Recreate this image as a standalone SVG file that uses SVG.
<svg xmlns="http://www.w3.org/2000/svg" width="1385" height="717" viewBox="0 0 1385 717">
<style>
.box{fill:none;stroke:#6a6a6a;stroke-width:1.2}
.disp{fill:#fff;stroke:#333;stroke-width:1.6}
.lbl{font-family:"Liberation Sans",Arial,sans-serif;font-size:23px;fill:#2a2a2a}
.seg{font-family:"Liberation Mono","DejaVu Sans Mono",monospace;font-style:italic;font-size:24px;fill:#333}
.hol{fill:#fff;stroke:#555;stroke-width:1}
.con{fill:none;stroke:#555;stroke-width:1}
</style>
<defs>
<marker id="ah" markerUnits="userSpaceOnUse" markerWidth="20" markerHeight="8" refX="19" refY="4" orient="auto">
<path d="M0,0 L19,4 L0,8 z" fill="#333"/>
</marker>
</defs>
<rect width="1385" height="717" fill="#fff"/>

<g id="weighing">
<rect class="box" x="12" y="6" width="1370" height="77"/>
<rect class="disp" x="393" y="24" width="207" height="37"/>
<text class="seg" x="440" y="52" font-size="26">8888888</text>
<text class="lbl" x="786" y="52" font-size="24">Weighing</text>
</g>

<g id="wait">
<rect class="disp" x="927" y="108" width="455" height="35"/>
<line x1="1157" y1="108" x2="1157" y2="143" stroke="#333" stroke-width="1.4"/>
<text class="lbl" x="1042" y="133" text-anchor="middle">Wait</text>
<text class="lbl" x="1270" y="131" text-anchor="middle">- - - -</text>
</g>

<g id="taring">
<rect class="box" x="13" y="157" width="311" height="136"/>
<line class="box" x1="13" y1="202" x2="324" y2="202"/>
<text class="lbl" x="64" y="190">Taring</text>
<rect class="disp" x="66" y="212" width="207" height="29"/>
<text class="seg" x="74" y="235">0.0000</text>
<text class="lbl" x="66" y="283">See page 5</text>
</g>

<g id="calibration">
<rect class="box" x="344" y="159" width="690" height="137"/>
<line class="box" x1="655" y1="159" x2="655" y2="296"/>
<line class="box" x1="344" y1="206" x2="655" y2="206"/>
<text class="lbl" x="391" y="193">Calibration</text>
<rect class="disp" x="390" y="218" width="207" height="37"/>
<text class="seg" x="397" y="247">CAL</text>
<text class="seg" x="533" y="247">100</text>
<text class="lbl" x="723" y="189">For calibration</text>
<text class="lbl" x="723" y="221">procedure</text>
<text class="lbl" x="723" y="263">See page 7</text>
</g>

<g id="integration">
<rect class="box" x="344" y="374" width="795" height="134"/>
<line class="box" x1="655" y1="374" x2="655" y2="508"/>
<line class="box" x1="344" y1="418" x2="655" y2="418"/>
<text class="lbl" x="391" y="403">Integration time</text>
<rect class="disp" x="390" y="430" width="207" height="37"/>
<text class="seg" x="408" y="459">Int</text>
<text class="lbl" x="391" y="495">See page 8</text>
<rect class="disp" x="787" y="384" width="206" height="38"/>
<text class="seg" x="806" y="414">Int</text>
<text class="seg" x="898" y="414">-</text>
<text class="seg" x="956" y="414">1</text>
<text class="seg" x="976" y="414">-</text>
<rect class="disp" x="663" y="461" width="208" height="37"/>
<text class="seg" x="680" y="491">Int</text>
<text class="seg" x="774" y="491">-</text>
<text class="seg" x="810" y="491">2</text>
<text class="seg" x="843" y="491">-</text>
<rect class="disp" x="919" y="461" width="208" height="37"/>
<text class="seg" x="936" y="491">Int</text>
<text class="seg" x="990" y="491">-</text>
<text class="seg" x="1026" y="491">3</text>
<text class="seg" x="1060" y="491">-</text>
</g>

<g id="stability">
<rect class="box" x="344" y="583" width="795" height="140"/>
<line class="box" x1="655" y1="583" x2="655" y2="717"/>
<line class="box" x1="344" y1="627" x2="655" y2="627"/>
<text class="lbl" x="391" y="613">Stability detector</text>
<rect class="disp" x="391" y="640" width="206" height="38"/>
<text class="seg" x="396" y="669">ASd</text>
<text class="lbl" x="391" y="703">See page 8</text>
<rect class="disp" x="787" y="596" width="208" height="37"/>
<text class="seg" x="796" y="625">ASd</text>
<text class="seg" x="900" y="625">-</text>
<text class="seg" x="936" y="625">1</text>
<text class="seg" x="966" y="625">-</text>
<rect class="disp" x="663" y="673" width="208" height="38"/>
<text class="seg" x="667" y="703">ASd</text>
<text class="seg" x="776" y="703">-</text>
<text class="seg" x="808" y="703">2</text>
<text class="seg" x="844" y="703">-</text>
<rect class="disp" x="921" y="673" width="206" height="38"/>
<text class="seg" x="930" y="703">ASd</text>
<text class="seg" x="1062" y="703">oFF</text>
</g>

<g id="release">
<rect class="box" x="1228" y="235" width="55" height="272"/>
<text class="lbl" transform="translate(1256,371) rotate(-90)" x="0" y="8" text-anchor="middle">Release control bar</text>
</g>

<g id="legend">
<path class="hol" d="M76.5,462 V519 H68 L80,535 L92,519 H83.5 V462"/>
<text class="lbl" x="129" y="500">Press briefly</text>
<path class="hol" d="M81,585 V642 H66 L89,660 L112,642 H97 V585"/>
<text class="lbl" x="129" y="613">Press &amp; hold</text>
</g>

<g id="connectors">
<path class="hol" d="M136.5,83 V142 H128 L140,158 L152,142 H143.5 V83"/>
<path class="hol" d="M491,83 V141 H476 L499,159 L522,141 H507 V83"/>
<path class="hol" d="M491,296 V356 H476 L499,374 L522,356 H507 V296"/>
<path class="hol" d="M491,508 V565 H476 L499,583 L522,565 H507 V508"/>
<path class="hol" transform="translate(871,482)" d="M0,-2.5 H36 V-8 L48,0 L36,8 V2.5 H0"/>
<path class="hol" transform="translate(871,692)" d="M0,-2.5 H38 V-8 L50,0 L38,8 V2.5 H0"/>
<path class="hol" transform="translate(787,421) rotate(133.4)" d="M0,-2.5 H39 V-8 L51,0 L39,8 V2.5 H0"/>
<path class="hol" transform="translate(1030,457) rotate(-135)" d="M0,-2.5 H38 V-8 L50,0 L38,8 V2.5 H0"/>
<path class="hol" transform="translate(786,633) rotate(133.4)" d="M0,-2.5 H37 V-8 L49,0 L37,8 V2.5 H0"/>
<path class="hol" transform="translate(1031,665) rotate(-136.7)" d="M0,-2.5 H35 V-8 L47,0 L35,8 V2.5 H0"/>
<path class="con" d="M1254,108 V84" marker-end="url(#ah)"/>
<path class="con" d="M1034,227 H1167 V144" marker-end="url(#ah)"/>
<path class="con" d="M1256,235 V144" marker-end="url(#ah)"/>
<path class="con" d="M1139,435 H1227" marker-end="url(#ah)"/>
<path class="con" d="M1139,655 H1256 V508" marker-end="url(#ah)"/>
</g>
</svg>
···
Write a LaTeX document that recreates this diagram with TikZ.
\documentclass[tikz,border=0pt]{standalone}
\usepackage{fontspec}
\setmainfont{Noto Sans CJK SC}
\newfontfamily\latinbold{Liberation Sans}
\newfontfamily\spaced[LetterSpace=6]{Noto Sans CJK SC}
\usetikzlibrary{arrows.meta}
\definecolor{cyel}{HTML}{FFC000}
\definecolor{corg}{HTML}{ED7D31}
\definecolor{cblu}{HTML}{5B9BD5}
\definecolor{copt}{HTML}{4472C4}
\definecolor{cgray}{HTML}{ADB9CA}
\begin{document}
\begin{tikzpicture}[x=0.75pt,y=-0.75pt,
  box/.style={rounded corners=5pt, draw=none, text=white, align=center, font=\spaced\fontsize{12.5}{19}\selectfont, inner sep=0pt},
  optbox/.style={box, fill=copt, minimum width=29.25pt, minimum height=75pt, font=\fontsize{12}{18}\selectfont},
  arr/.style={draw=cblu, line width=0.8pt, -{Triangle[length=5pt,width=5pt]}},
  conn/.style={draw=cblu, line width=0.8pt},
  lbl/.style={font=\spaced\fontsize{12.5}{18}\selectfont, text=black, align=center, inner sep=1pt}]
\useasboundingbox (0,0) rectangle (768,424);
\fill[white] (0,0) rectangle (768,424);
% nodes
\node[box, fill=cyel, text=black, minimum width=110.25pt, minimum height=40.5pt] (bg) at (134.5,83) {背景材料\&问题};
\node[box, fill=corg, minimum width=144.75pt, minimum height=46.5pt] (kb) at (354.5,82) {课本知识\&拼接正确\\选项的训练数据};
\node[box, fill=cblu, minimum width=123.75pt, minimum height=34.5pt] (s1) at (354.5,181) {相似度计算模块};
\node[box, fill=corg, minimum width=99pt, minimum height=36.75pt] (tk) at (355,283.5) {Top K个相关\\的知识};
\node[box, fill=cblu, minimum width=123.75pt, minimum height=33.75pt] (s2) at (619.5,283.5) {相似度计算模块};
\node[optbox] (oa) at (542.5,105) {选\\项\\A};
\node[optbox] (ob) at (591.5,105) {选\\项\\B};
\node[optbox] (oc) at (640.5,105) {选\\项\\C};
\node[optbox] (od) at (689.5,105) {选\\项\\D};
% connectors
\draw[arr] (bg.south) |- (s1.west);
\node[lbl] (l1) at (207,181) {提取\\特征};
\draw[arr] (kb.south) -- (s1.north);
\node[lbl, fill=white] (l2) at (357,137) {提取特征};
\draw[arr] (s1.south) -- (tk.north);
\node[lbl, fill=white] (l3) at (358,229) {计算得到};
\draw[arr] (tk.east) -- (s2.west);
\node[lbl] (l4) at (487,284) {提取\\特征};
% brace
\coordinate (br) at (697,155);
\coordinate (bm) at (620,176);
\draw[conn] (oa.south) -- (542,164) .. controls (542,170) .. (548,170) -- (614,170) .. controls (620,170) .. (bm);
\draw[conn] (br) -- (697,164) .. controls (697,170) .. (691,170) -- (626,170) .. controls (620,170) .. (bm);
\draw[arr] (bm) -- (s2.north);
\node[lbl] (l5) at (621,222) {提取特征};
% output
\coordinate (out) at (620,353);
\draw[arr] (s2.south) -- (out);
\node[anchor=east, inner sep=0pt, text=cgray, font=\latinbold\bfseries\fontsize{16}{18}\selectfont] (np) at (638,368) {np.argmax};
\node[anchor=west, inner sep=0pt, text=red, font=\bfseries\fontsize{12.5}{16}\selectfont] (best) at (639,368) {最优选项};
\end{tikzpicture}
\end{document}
···
Instructions for the task - A single figure is required: the number of lines above in which the word "that" occurs.

Finished answer - 2